* _SET TASK_
Write the data out again, character for character, with no images.

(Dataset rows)
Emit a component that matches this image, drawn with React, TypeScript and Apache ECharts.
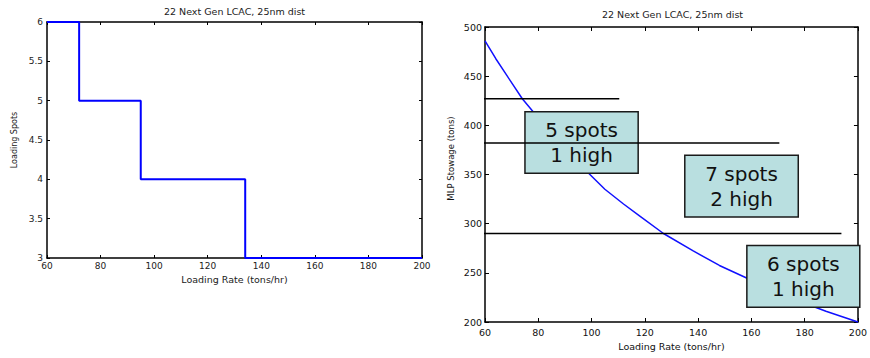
import React, { useEffect, useRef } from "react";
import * as echarts from "echarts";

// Left chart: loading spots step function
const stepRates = [60, 72, 95, 134, 200];
const stepSpots = [6, 5, 4, 3, 3];

// Right chart: MLP stowage curve
const curveRates = [60, 64, 68, 74, 78, 85, 92, 99, 105, 112, 118, 127, 138, 148, 158, 170, 180, 188, 200];
const curveStowage = [486, 468, 451.5, 427, 414, 391, 371, 351, 335, 320, 308, 290, 272.5, 257.5, 245, 230, 219, 211, 200];

// Threshold lines (right chart)
const lineLevels = [427, 382, 290];
const lineStarts = [57.5, 57.5, 57.5];
const lineEnds = [110.4, 170.5, 193.8];

// Annotation boxes (right chart)
const boxX0 = [75, 135, 158.3];
const boxX1 = [117.5, 177.6, 200.7];
const boxY0 = [413.9, 369.5, 277.7];
const boxY1 = [351.2, 306.9, 215];
const boxLines = [
  ["5 spots", "1 high"],
  ["7 spots", "2 high"],
  ["6 spots", "1 high"],
];

const titleText = "22 Next Gen LCAC, 25nm dist";
const FONT = "DejaVu Sans";

export default function App() {
  const ref = useRef<HTMLDivElement>(null);
  useEffect(() => {
    if (!ref.current) return;
    const chart = echarts.init(ref.current, null, { renderer: "svg" });

    const axisLine = { show: true, lineStyle: { color: "#000", width: 1.5 } };
    const xBase = (grid: number, tickLen: number) => ({
      type: "value",
      gridIndex: grid,
      min: 60,
      max: 200,
      interval: 20,
      axisLine,
      axisTick: { show: true, inside: true, length: tickLen, lineStyle: { color: "#000", width: 1 } },
      splitLine: { show: false },
    });

    const option: any = {
      animation: false,
      backgroundColor: "#fff",
      title: [
        {
          text: titleText,
          left: 234.5,
          top: 6,
          textAlign: "center",
          padding: 0,
          textStyle: { fontSize: 9.5, fontWeight: "normal", color: "#222", fontFamily: FONT },
        },
        {
          text: titleText,
          left: 672.5,
          top: 9,
          textAlign: "center",
          padding: 0,
          textStyle: { fontSize: 9.5, fontWeight: "normal", color: "#222", fontFamily: FONT },
        },
      ],
      grid: [
        { left: 47, top: 22, width: 375, height: 236 },
        { left: 485, top: 27, width: 375, height: 295 },
      ],
      xAxis: [
        {
          ...xBase(0, 3),
          position: "bottom",
          axisLabel: { margin: 3, fontSize: 9, color: "#222", fontFamily: FONT },
          name: "Loading Rate (tons/hr)",
          nameLocation: "middle",
          nameGap: 14,
          nameTextStyle: { fontSize: 9.5, color: "#222", fontFamily: FONT },
        },
        { ...xBase(0, 3), position: "top", axisLabel: { show: false } },
        {
          ...xBase(1, 4),
          position: "bottom",
          axisLabel: { margin: 5, fontSize: 9.5, color: "#111", fontFamily: FONT },
          name: "Loading Rate (tons/hr)",
          nameLocation: "middle",
          nameGap: 19,
          nameTextStyle: { fontSize: 9.5, color: "#111", fontFamily: FONT },
        },
        { ...xBase(1, 4), position: "top", axisLabel: { show: false } },
      ],
      yAxis: [
        {
          type: "value",
          gridIndex: 0,
          position: "left",
          min: 3,
          max: 6,
          interval: 0.5,
          axisLine,
          axisTick: { show: true, inside: true, length: 3, lineStyle: { color: "#000" } },
          splitLine: { show: false },
          axisLabel: { margin: 4, fontSize: 9, color: "#222", fontFamily: FONT },
          name: "Loading Spots",
          nameLocation: "middle",
          nameGap: 29,
          nameTextStyle: { fontSize: 8, color: "#222", fontFamily: FONT },
        },
        {
          type: "value",
          gridIndex: 0,
          position: "right",
          min: 3,
          max: 6,
          interval: 0.5,
          axisLine,
          axisTick: { show: true, inside: true, length: 3, lineStyle: { color: "#000" } },
          splitLine: { show: false },
          axisLabel: { show: false },
        },
        {
          type: "value",
          gridIndex: 1,
          position: "left",
          min: 200,
          max: 500,
          interval: 50,
          axisLine,
          axisTick: { show: true, inside: true, length: 4, lineStyle: { color: "#000" } },
          splitLine: { show: false },
          axisLabel: { margin: 3, fontSize: 9.5, color: "#111", fontFamily: FONT },
          name: "MLP Stowage (tons)",
          nameLocation: "middle",
          nameGap: 30,
          nameTextStyle: { fontSize: 8.5, color: "#111", fontFamily: FONT, padding: [0, 0, 0, 32] },
        },
        {
          type: "value",
          gridIndex: 1,
          position: "right",
          min: 200,
          max: 500,
          interval: 50,
          axisLine,
          axisTick: { show: true, inside: true, length: 4, lineStyle: { color: "#000" } },
          splitLine: { show: false },
          axisLabel: { show: false },
        },
      ],
      series: [
        {
          type: "line",
          xAxisIndex: 0,
          yAxisIndex: 0,
          data: stepRates.map((r, i) => [r, stepSpots[i]]),
          step: "end",
          symbol: "none",
          clip: false,
          lineStyle: { color: "#0000ff", width: 2 },
          z: 3,
        },
        {
          type: "line",
          xAxisIndex: 2,
          yAxisIndex: 2,
          data: curveRates.map((r, i) => [r, curveStowage[i]]),
          symbol: "none",
          clip: false,
          lineStyle: { color: "#1010ff", width: 1.5 },
          z: 2,
        },
        {
          type: "custom",
          xAxisIndex: 2,
          yAxisIndex: 2,
          clip: false,
          z: 4,
          encode: { x: [0, 2], y: [1, 3] },
          data: boxX0.map((v, i) => [v, boxY0[i], boxX1[i], boxY1[i]]),
          renderItem: (params: any, api: any) => {
            const p0 = api.coord([api.value(0), api.value(1)]);
            const p1 = api.coord([api.value(2), api.value(3)]);
            const x = p0[0];
            const y = p0[1];
            const w = p1[0] - p0[0];
            const h = p1[1] - p0[1];
            const lines = boxLines[params.dataIndex];
            return {
              type: "group",
              children: [
                {
                  type: "rect",
                  shape: { x, y, width: w, height: h },
                  style: { fill: "#b9dfe0", stroke: "#1a1a1a", lineWidth: 1.5 },
                },
                {
                  type: "text",
                  x: x + w / 2,
                  y: y + h / 2 - 12.5,
                  style: {
                    text: lines[0],
                    fontSize: 20,
                    fontFamily: FONT,
                    fill: "#111",
                    align: "center",
                    verticalAlign: "middle",
                  },
                },
                {
                  type: "text",
                  x: x + w / 2,
                  y: y + h / 2 + 12.5,
                  style: {
                    text: lines[1],
                    fontSize: 20,
                    fontFamily: FONT,
                    fill: "#111",
                    align: "center",
                    verticalAlign: "middle",
                  },
                },
              ],
            };
          },
        },
        ...lineLevels.map((lv, i) => ({
          type: "line",
          xAxisIndex: 2,
          yAxisIndex: 2,
          data: [
            [lineStarts[i], lv],
            [lineEnds[i], lv],
          ],
          symbol: "none",
          clip: false,
          lineStyle: { color: "#000", width: 1.5 },
          z: 5,
        })),
      ],
    };

    chart.setOption(option);
    return () => chart.dispose();
  }, []);

  return (
    <div
      ref={ref}
      style={{ position: "absolute", left: 0, top: 0, width: 870, height: 358, background: "#fff" }}
    />
  );
}
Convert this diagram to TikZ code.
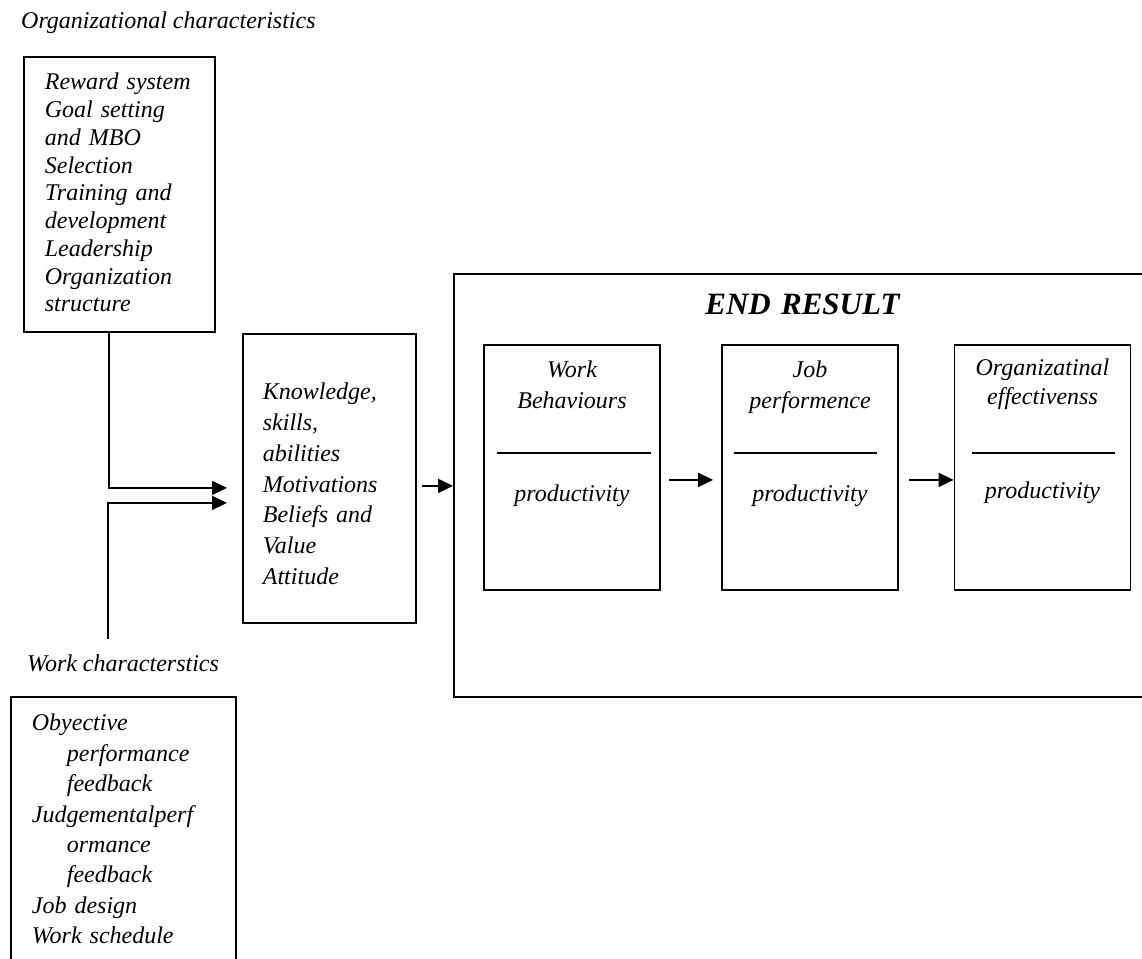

* _OUTPUT_
Emit a component that matches this image, drawn with React, TypeScript and Apache ECharts.
import React, { useEffect, useRef } from "react";
import * as echarts from "echarts";

// Left chart: loading spots step function
const stepRates = [60, 72, 95, 134, 200];
const stepSpots = [6, 5, 4, 3, 3];

// Right chart: MLP stowage curve
const curveRates = [60, 64, 68, 74, 78, 85, 92, 99, 105, 112, 118, 127, 138, 148, 158, 170, 180, 188, 200];
const curveStowage = [486, 468, 451.5, 427, 414, 391, 371, 351, 335, 320, 308, 290, 272.5, 257.5, 245, 230, 219, 211, 200];

// Threshold lines (right chart)
const lineLevels = [427, 382, 290];
const lineStarts = [57.5, 57.5, 57.5];
const lineEnds = [110.4, 170.5, 193.8];

// Annotation boxes (right chart)
const boxX0 = [75, 135, 158.3];
const boxX1 = [117.5, 177.6, 200.7];
const boxY0 = [413.9, 369.5, 277.7];
const boxY1 = [351.2, 306.9, 215];
const boxLines = [
  ["5 spots", "1 high"],
  ["7 spots", "2 high"],
  ["6 spots", "1 high"],
];

const titleText = "22 Next Gen LCAC, 25nm dist";
const FONT = "DejaVu Sans";

export default function App() {
  const ref = useRef<HTMLDivElement>(null);
  useEffect(() => {
    if (!ref.current) return;
    const chart = echarts.init(ref.current, null, { renderer: "svg" });

    const axisLine = { show: true, lineStyle: { color: "#000", width: 1.5 } };
    const xBase = (grid: number, tickLen: number) => ({
      type: "value",
      gridIndex: grid,
      min: 60,
      max: 200,
      interval: 20,
      axisLine,
      axisTick: { show: true, inside: true, length: tickLen, lineStyle: { color: "#000", width: 1 } },
      splitLine: { show: false },
    });

    const option: any = {
      animation: false,
      backgroundColor: "#fff",
      title: [
        {
          text: titleText,
          left: 234.5,
          top: 6,
          textAlign: "center",
          padding: 0,
          textStyle: { fontSize: 9.5, fontWeight: "normal", color: "#222", fontFamily: FONT },
        },
        {
          text: titleText,
          left: 672.5,
          top: 9,
          textAlign: "center",
          padding: 0,
          textStyle: { fontSize: 9.5, fontWeight: "normal", color: "#222", fontFamily: FONT },
        },
      ],
      grid: [
        { left: 47, top: 22, width: 375, height: 236 },
        { left: 485, top: 27, width: 375, height: 295 },
      ],
      xAxis: [
        {
          ...xBase(0, 3),
          position: "bottom",
          axisLabel: { margin: 3, fontSize: 9, color: "#222", fontFamily: FONT },
          name: "Loading Rate (tons/hr)",
          nameLocation: "middle",
          nameGap: 14,
          nameTextStyle: { fontSize: 9.5, color: "#222", fontFamily: FONT },
        },
        { ...xBase(0, 3), position: "top", axisLabel: { show: false } },
        {
          ...xBase(1, 4),
          position: "bottom",
          axisLabel: { margin: 5, fontSize: 9.5, color: "#111", fontFamily: FONT },
          name: "Loading Rate (tons/hr)",
          nameLocation: "middle",
          nameGap: 19,
          nameTextStyle: { fontSize: 9.5, color: "#111", fontFamily: FONT },
        },
        { ...xBase(1, 4), position: "top", axisLabel: { show: false } },
      ],
      yAxis: [
        {
          type: "value",
          gridIndex: 0,
          position: "left",
          min: 3,
          max: 6,
          interval: 0.5,
          axisLine,
          axisTick: { show: true, inside: true, length: 3, lineStyle: { color: "#000" } },
          splitLine: { show: false },
          axisLabel: { margin: 4, fontSize: 9, color: "#222", fontFamily: FONT },
          name: "Loading Spots",
          nameLocation: "middle",
          nameGap: 29,
          nameTextStyle: { fontSize: 8, color: "#222", fontFamily: FONT },
        },
        {
          type: "value",
          gridIndex: 0,
          position: "right",
          min: 3,
          max: 6,
          interval: 0.5,
          axisLine,
          axisTick: { show: true, inside: true, length: 3, lineStyle: { color: "#000" } },
          splitLine: { show: false },
          axisLabel: { show: false },
        },
        {
          type: "value",
          gridIndex: 1,
          position: "left",
          min: 200,
          max: 500,
          interval: 50,
          axisLine,
          axisTick: { show: true, inside: true, length: 4, lineStyle: { color: "#000" } },
          splitLine: { show: false },
          axisLabel: { margin: 3, fontSize: 9.5, color: "#111", fontFamily: FONT },
          name: "MLP Stowage (tons)",
          nameLocation: "middle",
          nameGap: 30,
          nameTextStyle: { fontSize: 8.5, color: "#111", fontFamily: FONT, padding: [0, 0, 0, 32] },
        },
        {
          type: "value",
          gridIndex: 1,
          position: "right",
          min: 200,
          max: 500,
          interval: 50,
          axisLine,
          axisTick: { show: true, inside: true, length: 4, lineStyle: { color: "#000" } },
          splitLine: { show: false },
          axisLabel: { show: false },
        },
      ],
      series: [
        {
          type: "line",
          xAxisIndex: 0,
          yAxisIndex: 0,
          data: stepRates.map((r, i) => [r, stepSpots[i]]),
          step: "end",
          symbol: "none",
          clip: false,
          lineStyle: { color: "#0000ff", width: 2 },
          z: 3,
        },
        {
          type: "line",
          xAxisIndex: 2,
          yAxisIndex: 2,
          data: curveRates.map((r, i) => [r, curveStowage[i]]),
          symbol: "none",
          clip: false,
          lineStyle: { color: "#1010ff", width: 1.5 },
          z: 2,
        },
        {
          type: "custom",
          xAxisIndex: 2,
          yAxisIndex: 2,
          clip: false,
          z: 4,
          encode: { x: [0, 2], y: [1, 3] },
          data: boxX0.map((v, i) => [v, boxY0[i], boxX1[i], boxY1[i]]),
          renderItem: (params: any, api: any) => {
            const p0 = api.coord([api.value(0), api.value(1)]);
            const p1 = api.coord([api.value(2), api.value(3)]);
            const x = p0[0];
            const y = p0[1];
            const w = p1[0] - p0[0];
            const h = p1[1] - p0[1];
            const lines = boxLines[params.dataIndex];
            return {
              type: "group",
              children: [
                {
                  type: "rect",
                  shape: { x, y, width: w, height: h },
                  style: { fill: "#b9dfe0", stroke: "#1a1a1a", lineWidth: 1.5 },
                },
                {
                  type: "text",
                  x: x + w / 2,
                  y: y + h / 2 - 12.5,
                  style: {
                    text: lines[0],
                    fontSize: 20,
                    fontFamily: FONT,
                    fill: "#111",
                    align: "center",
                    verticalAlign: "middle",
                  },
                },
                {
                  type: "text",
                  x: x + w / 2,
                  y: y + h / 2 + 12.5,
                  style: {
                    text: lines[1],
                    fontSize: 20,
                    fontFamily: FONT,
                    fill: "#111",
                    align: "center",
                    verticalAlign: "middle",
                  },
                },
              ],
            };
          },
        },
        ...lineLevels.map((lv, i) => ({
          type: "line",
          xAxisIndex: 2,
          yAxisIndex: 2,
          data: [
            [lineStarts[i], lv],
            [lineEnds[i], lv],
          ],
          symbol: "none",
          clip: false,
          lineStyle: { color: "#000", width: 1.5 },
          z: 5,
        })),
      ],
    };

    chart.setOption(option);
    return () => chart.dispose();
  }, []);

  return (
    <div
      ref={ref}
      style={{ position: "absolute", left: 0, top: 0, width: 870, height: 358, background: "#fff" }}
    />
  );
}
Convert this diagram to TikZ code.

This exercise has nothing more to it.